▶ **YOUR GOAL**:
Each line of the listing must be transcribed exactly, except for the images, which should be excluded.

═══ SOURCE MATERIAL ═══

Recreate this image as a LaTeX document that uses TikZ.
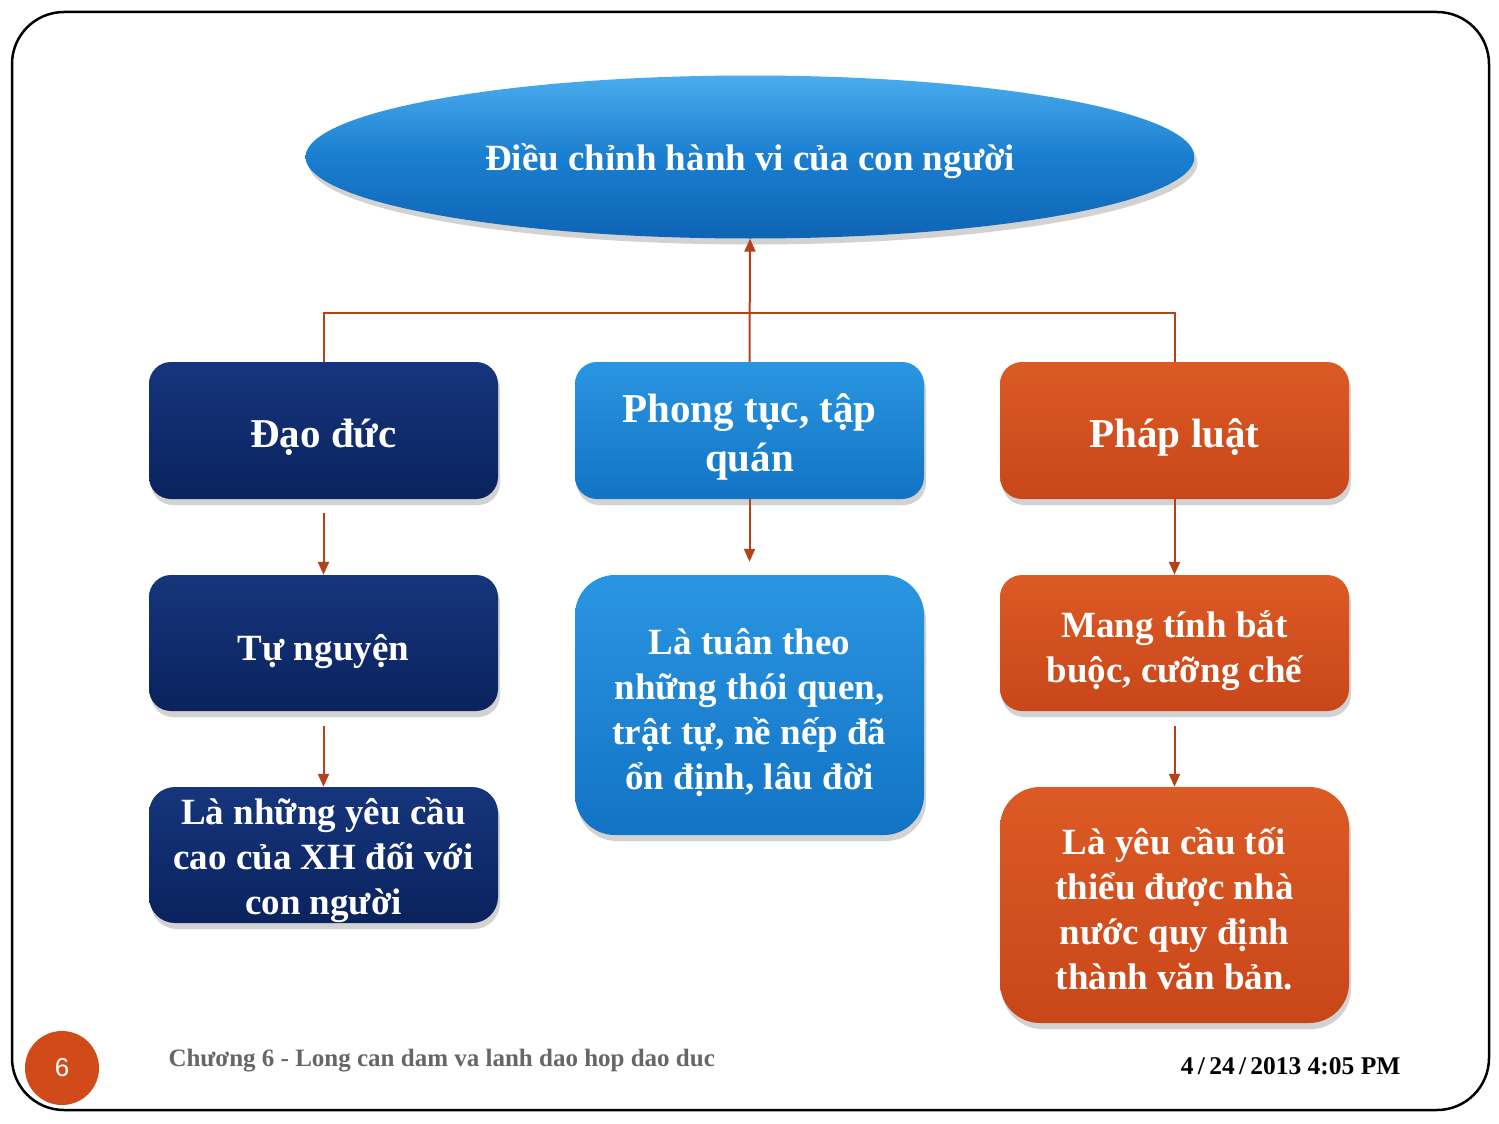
\documentclass[tikz,border=0pt]{standalone}
\usepackage{fontspec}
\setmainfont{Liberation Serif}
\setsansfont{Liberation Sans}
\usetikzlibrary{shapes.geometric,arrows.meta,shadows,calc}
\definecolor{navyT}{HTML}{16357C}
\definecolor{navyB}{HTML}{0A235E}
\definecolor{blueT}{HTML}{2A96E2}
\definecolor{blueB}{HTML}{1273C4}
\definecolor{oranT}{HTML}{DC5A24}
\definecolor{oranB}{HTML}{C9461A}
\definecolor{ellT}{HTML}{4AACEE}
\definecolor{ellM}{HTML}{1A7ED0}
\definecolor{ellB}{HTML}{0F64B4}
\definecolor{conn}{HTML}{B5411A}
\definecolor{foot}{HTML}{666666}
\definecolor{pagec}{HTML}{D04A1A}
\newcommand\topst[1]{\rule{0pt}{#1}}
\newcommand\botst[1]{\rule[-#1]{0pt}{#1}}
\tikzset{
  boxtext/.style={inner sep=0pt, align=center, text=white,
    font=\bfseries\fontsize{37}{45}\selectfont},
  boxbase/.style={rectangle, minimum width=349pt, boxtext,
    drop shadow={opacity=0.35, shadow xshift=2pt, shadow yshift=-6pt}},
  navybox/.style={boxbase, top color=navyT, bottom color=navyB},
  bluebox/.style={boxbase, top color=blueT, bottom color=blueB},
  orangebox/.style={boxbase, top color=oranT, bottom color=oranB},
  titlefont/.style={font=\bfseries\fontsize{41}{49}\selectfont},
  link/.style={draw=conn, line width=2pt},
  arr/.style={link, -{Triangle[length=13pt,width=11pt]}}
}
\begin{document}
\begin{tikzpicture}[x=1pt,y=-1pt]
\useasboundingbox (0,0) rectangle (1499,1124);
\fill[white] (0,0) rectangle (1499,1124);
\draw[line width=2.5pt, rounded corners=52pt] (12,12) rectangle (1489,1110);

% top ellipse
\node[ellipse, minimum width=889pt, minimum height=163pt, inner sep=0pt,
  top color=ellT, bottom color=ellB, middle color=ellM,
  drop shadow={opacity=0.35, shadow xshift=3pt, shadow yshift=-6pt},
  text=white, font=\bfseries\fontsize{37}{40}\selectfont] (dieu) at (750,157)
  {\topst{36pt}Điều chỉnh hành vi của con người\botst{10pt}};

% row 1
\node[navybox, titlefont, minimum height=137pt, rounded corners=22pt] (dao) at (323.5,430.5)
  {\topst{46pt}Đạo đức\botst{13pt}};
\node[bluebox, titlefont, minimum height=137pt, rounded corners=22pt] (phong) at (749.5,430.5)
  {\topst{46pt}Phong tục, tập\\quán\botst{13pt}};
\node[orangebox, titlefont, minimum height=137pt, rounded corners=22pt] (phap) at (1174.5,430.5)
  {\topst{46pt}Pháp luật\botst{13pt}};

% row 2
\node[navybox, minimum height=136pt, rounded corners=22pt] (tu) at (323.5,643)
  {\topst{43pt}Tự nguyện\botst{9pt}};
\node[bluebox, minimum height=260pt, rounded corners=40pt] (latuan) at (749.5,705)
  {\topst{43pt}Là tuân theo\\những thói quen,\\trật tự, nề nếp đã\\ổn định, lâu đời\botst{9pt}};
\node[orangebox, minimum height=136pt, rounded corners=22pt] (mang) at (1174.5,643)
  {\topst{43pt}Mang tính bắt\\buộc, cưỡng chế\botst{9pt}};

% row 3
\node[navybox, minimum height=136pt, rounded corners=26pt] (lanhung) at (323.5,855) {};
\node[boxtext] (lanhungtxt) at (323.5,857)
  {\topst{33pt}Là những yêu cầu\\cao của XH đối với\\con người\botst{9pt}};
\node[orangebox, minimum height=236pt, rounded corners=40pt] (layeu) at (1174.5,905)
  {\topst{43pt}Là yêu cầu tối\\thiểu được nhà\\nước quy định\\thành văn bản.\botst{9pt}};

% connectors
\coordinate (bar) at (750,313);
\draw[link] (dao.north) |- (bar) -| (phap.north);
\draw[arr] (phong.north) -- (dieu.south);
\draw[arr, shorten <=14pt] (dao.south) -- (tu.north);
\draw[arr, shorten <=15pt] (tu.south) -- (lanhung.north);
\draw[arr, shorten >=13pt] (phong.south) -- (latuan.north);
\draw[arr] (phap.south) -- (mang.north);
\draw[arr, shorten <=15pt] (mang.south) -- (layeu.north);

% footer
\node[circle, fill=pagec, minimum size=74pt, inner sep=0pt, text=white,
  font=\sffamily\fontsize{26}{30}\selectfont] (page) at (62,1068) {6};
\node[anchor=west, text=foot, font=\bfseries\fontsize{25}{28}\selectfont] (chap) at (165,1061)
  {Chương 6 - Long can dam va lanh dao hop dao duc};
\node[anchor=east, text=black, font=\bfseries\fontsize{25.5}{28}\selectfont] (date) at (1404,1066)
  {4\,/\,24\,/\,2013 4:05 PM};
\end{tikzpicture}
\end{document}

═══

▶ **FULL SOLUTION**:
Recreate this image as a LaTeX document that uses TikZ.
\documentclass[tikz,border=0pt]{standalone}
\usepackage{fontspec}
\setmainfont{Liberation Serif}
\setsansfont{Liberation Sans}
\usetikzlibrary{shapes.geometric,arrows.meta,shadows,calc}
\definecolor{navyT}{HTML}{16357C}
\definecolor{navyB}{HTML}{0A235E}
\definecolor{blueT}{HTML}{2A96E2}
\definecolor{blueB}{HTML}{1273C4}
\definecolor{oranT}{HTML}{DC5A24}
\definecolor{oranB}{HTML}{C9461A}
\definecolor{ellT}{HTML}{4AACEE}
\definecolor{ellM}{HTML}{1A7ED0}
\definecolor{ellB}{HTML}{0F64B4}
\definecolor{conn}{HTML}{B5411A}
\definecolor{foot}{HTML}{666666}
\definecolor{pagec}{HTML}{D04A1A}
\newcommand\topst[1]{\rule{0pt}{#1}}
\newcommand\botst[1]{\rule[-#1]{0pt}{#1}}
\tikzset{
  boxtext/.style={inner sep=0pt, align=center, text=white,
    font=\bfseries\fontsize{37}{45}\selectfont},
  boxbase/.style={rectangle, minimum width=349pt, boxtext,
    drop shadow={opacity=0.35, shadow xshift=2pt, shadow yshift=-6pt}},
  navybox/.style={boxbase, top color=navyT, bottom color=navyB},
  bluebox/.style={boxbase, top color=blueT, bottom color=blueB},
  orangebox/.style={boxbase, top color=oranT, bottom color=oranB},
  titlefont/.style={font=\bfseries\fontsize{41}{49}\selectfont},
  link/.style={draw=conn, line width=2pt},
  arr/.style={link, -{Triangle[length=13pt,width=11pt]}}
}
\begin{document}
\begin{tikzpicture}[x=1pt,y=-1pt]
\useasboundingbox (0,0) rectangle (1499,1124);
\fill[white] (0,0) rectangle (1499,1124);
\draw[line width=2.5pt, rounded corners=52pt] (12,12) rectangle (1489,1110);

% top ellipse
\node[ellipse, minimum width=889pt, minimum height=163pt, inner sep=0pt,
  top color=ellT, bottom color=ellB, middle color=ellM,
  drop shadow={opacity=0.35, shadow xshift=3pt, shadow yshift=-6pt},
  text=white, font=\bfseries\fontsize{37}{40}\selectfont] (dieu) at (750,157)
  {\topst{36pt}Điều chỉnh hành vi của con người\botst{10pt}};

% row 1
\node[navybox, titlefont, minimum height=137pt, rounded corners=22pt] (dao) at (323.5,430.5)
  {\topst{46pt}Đạo đức\botst{13pt}};
\node[bluebox, titlefont, minimum height=137pt, rounded corners=22pt] (phong) at (749.5,430.5)
  {\topst{46pt}Phong tục, tập\\quán\botst{13pt}};
\node[orangebox, titlefont, minimum height=137pt, rounded corners=22pt] (phap) at (1174.5,430.5)
  {\topst{46pt}Pháp luật\botst{13pt}};

% row 2
\node[navybox, minimum height=136pt, rounded corners=22pt] (tu) at (323.5,643)
  {\topst{43pt}Tự nguyện\botst{9pt}};
\node[bluebox, minimum height=260pt, rounded corners=40pt] (latuan) at (749.5,705)
  {\topst{43pt}Là tuân theo\\những thói quen,\\trật tự, nề nếp đã\\ổn định, lâu đời\botst{9pt}};
\node[orangebox, minimum height=136pt, rounded corners=22pt] (mang) at (1174.5,643)
  {\topst{43pt}Mang tính bắt\\buộc, cưỡng chế\botst{9pt}};

% row 3
\node[navybox, minimum height=136pt, rounded corners=26pt] (lanhung) at (323.5,855) {};
\node[boxtext] (lanhungtxt) at (323.5,857)
  {\topst{33pt}Là những yêu cầu\\cao của XH đối với\\con người\botst{9pt}};
\node[orangebox, minimum height=236pt, rounded corners=40pt] (layeu) at (1174.5,905)
  {\topst{43pt}Là yêu cầu tối\\thiểu được nhà\\nước quy định\\thành văn bản.\botst{9pt}};

% connectors
\coordinate (bar) at (750,313);
\draw[link] (dao.north) |- (bar) -| (phap.north);
\draw[arr] (phong.north) -- (dieu.south);
\draw[arr, shorten <=14pt] (dao.south) -- (tu.north);
\draw[arr, shorten <=15pt] (tu.south) -- (lanhung.north);
\draw[arr, shorten >=13pt] (phong.south) -- (latuan.north);
\draw[arr] (phap.south) -- (mang.north);
\draw[arr, shorten <=15pt] (mang.south) -- (layeu.north);

% footer
\node[circle, fill=pagec, minimum size=74pt, inner sep=0pt, text=white,
  font=\sffamily\fontsize{26}{30}\selectfont] (page) at (62,1068) {6};
\node[anchor=west, text=foot, font=\bfseries\fontsize{25}{28}\selectfont] (chap) at (165,1061)
  {Chương 6 - Long can dam va lanh dao hop dao duc};
\node[anchor=east, text=black, font=\bfseries\fontsize{25.5}{28}\selectfont] (date) at (1404,1066)
  {4\,/\,24\,/\,2013 4:05 PM};
\end{tikzpicture}
\end{document}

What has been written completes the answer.